- [Problem to work on]
Starting at the first line of the listing below, repeat each line up to and including the one containing "Arial, Helvetica, sans-serif';". Leave out pictures.

— begin Dataset excerpt —

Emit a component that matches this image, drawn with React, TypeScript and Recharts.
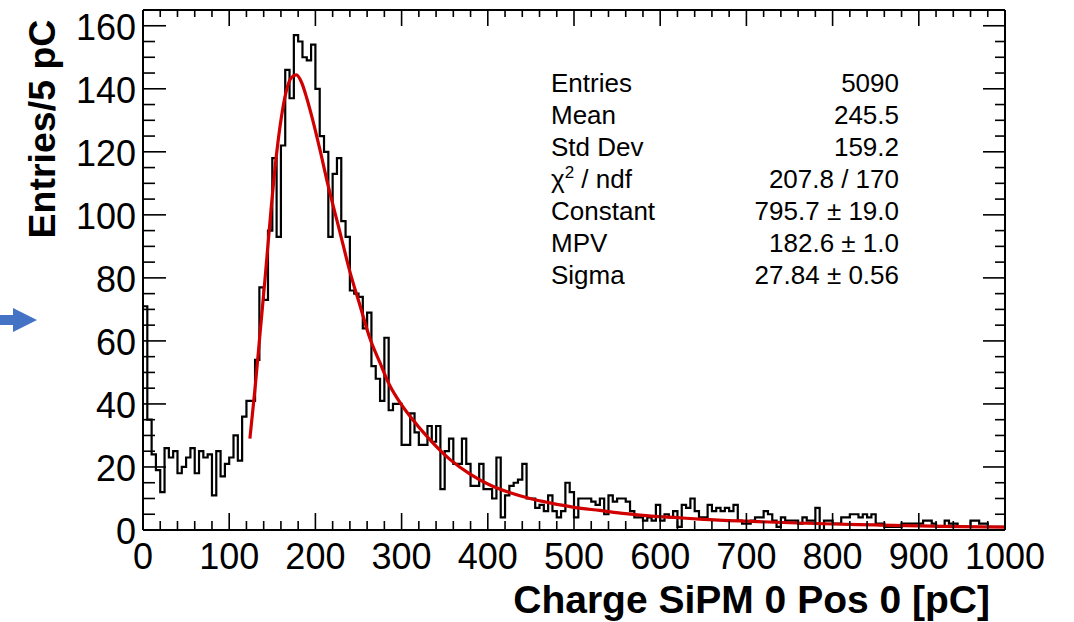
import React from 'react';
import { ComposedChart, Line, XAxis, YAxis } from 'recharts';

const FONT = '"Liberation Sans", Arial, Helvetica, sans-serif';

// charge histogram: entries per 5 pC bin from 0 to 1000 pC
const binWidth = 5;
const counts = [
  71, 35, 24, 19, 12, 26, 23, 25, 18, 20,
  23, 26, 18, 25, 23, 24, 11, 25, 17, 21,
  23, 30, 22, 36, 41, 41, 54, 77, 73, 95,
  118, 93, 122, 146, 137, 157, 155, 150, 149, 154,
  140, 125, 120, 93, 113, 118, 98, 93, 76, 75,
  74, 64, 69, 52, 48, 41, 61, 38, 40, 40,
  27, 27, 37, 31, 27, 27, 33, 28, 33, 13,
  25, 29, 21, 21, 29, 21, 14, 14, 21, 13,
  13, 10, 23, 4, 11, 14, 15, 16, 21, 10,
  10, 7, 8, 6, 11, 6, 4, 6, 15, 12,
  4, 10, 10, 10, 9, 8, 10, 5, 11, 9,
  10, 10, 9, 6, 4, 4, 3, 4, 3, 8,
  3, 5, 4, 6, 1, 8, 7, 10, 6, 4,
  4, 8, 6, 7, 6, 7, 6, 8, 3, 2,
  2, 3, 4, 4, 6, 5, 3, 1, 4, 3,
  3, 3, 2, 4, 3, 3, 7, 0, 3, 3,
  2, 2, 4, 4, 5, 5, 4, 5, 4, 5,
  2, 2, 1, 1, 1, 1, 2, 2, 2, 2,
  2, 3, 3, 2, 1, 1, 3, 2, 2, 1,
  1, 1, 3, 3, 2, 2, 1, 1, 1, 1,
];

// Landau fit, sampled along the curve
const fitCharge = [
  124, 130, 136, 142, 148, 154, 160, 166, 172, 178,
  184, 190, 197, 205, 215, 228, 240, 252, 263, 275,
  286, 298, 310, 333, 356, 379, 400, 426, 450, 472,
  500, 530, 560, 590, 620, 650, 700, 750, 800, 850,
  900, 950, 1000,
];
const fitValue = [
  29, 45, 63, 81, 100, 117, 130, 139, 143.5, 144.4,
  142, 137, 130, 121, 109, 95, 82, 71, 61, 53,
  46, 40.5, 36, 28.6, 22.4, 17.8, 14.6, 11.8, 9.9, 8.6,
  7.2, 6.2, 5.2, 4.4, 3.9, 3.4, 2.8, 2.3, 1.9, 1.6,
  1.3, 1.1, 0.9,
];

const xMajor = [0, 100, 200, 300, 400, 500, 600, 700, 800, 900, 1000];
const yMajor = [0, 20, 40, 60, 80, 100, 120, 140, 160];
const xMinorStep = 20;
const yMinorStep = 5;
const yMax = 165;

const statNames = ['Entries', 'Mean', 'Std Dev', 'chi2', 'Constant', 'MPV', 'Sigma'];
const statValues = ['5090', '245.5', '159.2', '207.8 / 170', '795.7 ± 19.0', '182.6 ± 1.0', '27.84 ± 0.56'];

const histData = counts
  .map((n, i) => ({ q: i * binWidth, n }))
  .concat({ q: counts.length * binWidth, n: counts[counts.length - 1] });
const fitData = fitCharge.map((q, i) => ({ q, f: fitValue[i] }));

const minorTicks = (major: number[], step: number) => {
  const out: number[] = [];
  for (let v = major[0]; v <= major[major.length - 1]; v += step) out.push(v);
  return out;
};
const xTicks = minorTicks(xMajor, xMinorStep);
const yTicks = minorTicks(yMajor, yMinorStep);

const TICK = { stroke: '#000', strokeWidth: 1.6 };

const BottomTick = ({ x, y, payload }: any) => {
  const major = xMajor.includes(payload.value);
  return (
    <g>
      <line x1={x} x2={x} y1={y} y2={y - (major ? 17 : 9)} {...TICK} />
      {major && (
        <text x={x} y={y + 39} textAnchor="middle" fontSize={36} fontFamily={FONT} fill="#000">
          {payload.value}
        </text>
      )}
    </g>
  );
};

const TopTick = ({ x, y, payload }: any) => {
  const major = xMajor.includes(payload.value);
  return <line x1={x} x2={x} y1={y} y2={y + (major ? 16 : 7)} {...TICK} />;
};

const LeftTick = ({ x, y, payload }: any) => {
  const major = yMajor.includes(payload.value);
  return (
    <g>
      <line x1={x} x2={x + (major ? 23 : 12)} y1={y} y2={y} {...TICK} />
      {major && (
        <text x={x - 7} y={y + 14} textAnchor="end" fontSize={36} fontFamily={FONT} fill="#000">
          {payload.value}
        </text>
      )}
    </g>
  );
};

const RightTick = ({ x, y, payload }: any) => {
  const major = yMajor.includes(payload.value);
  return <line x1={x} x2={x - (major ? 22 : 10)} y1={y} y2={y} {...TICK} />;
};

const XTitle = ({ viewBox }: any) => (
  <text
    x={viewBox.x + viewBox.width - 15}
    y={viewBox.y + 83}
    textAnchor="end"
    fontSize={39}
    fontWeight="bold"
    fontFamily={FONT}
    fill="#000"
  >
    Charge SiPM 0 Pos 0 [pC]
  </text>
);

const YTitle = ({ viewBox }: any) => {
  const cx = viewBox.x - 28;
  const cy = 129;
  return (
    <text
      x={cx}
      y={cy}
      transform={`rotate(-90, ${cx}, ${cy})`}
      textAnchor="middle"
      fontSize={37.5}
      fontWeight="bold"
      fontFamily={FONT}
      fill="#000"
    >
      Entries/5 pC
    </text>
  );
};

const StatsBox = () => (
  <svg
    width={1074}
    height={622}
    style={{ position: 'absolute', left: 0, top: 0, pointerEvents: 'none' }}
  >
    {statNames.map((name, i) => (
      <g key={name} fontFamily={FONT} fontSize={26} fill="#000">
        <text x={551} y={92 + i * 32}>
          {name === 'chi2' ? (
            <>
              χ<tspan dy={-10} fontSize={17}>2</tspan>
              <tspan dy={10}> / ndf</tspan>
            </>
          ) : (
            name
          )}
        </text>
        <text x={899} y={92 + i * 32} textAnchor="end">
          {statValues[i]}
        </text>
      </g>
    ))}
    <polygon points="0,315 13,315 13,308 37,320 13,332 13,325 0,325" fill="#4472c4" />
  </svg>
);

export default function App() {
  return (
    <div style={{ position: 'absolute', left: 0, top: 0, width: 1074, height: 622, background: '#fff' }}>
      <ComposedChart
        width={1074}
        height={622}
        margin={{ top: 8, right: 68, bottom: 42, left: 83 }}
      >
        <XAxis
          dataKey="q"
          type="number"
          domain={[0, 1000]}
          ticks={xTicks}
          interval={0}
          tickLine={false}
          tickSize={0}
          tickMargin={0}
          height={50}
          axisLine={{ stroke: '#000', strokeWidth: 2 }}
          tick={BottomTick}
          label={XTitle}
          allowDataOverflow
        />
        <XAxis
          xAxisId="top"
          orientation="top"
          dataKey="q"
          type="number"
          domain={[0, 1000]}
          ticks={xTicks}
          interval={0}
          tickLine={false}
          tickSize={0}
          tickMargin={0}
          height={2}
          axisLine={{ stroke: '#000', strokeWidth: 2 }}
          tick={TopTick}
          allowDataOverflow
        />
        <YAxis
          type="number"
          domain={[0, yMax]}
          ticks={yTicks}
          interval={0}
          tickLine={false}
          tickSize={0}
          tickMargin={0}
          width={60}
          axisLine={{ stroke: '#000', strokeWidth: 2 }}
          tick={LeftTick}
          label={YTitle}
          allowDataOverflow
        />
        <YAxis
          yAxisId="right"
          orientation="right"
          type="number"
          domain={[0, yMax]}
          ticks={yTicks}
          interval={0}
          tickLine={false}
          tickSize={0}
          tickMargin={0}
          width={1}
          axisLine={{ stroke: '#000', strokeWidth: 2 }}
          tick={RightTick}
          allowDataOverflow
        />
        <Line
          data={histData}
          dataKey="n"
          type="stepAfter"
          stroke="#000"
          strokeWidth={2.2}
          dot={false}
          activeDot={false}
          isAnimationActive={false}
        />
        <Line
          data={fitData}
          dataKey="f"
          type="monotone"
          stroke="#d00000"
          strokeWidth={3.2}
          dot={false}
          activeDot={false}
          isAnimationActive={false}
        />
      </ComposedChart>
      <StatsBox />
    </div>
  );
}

— end Dataset excerpt —

- [Worked answer]
Emit a component that matches this image, drawn with React, TypeScript and Recharts.
import React from 'react';
import { ComposedChart, Line, XAxis, YAxis } from 'recharts';

const FONT = '"Liberation Sans", Arial, Helvetica, sans-serif';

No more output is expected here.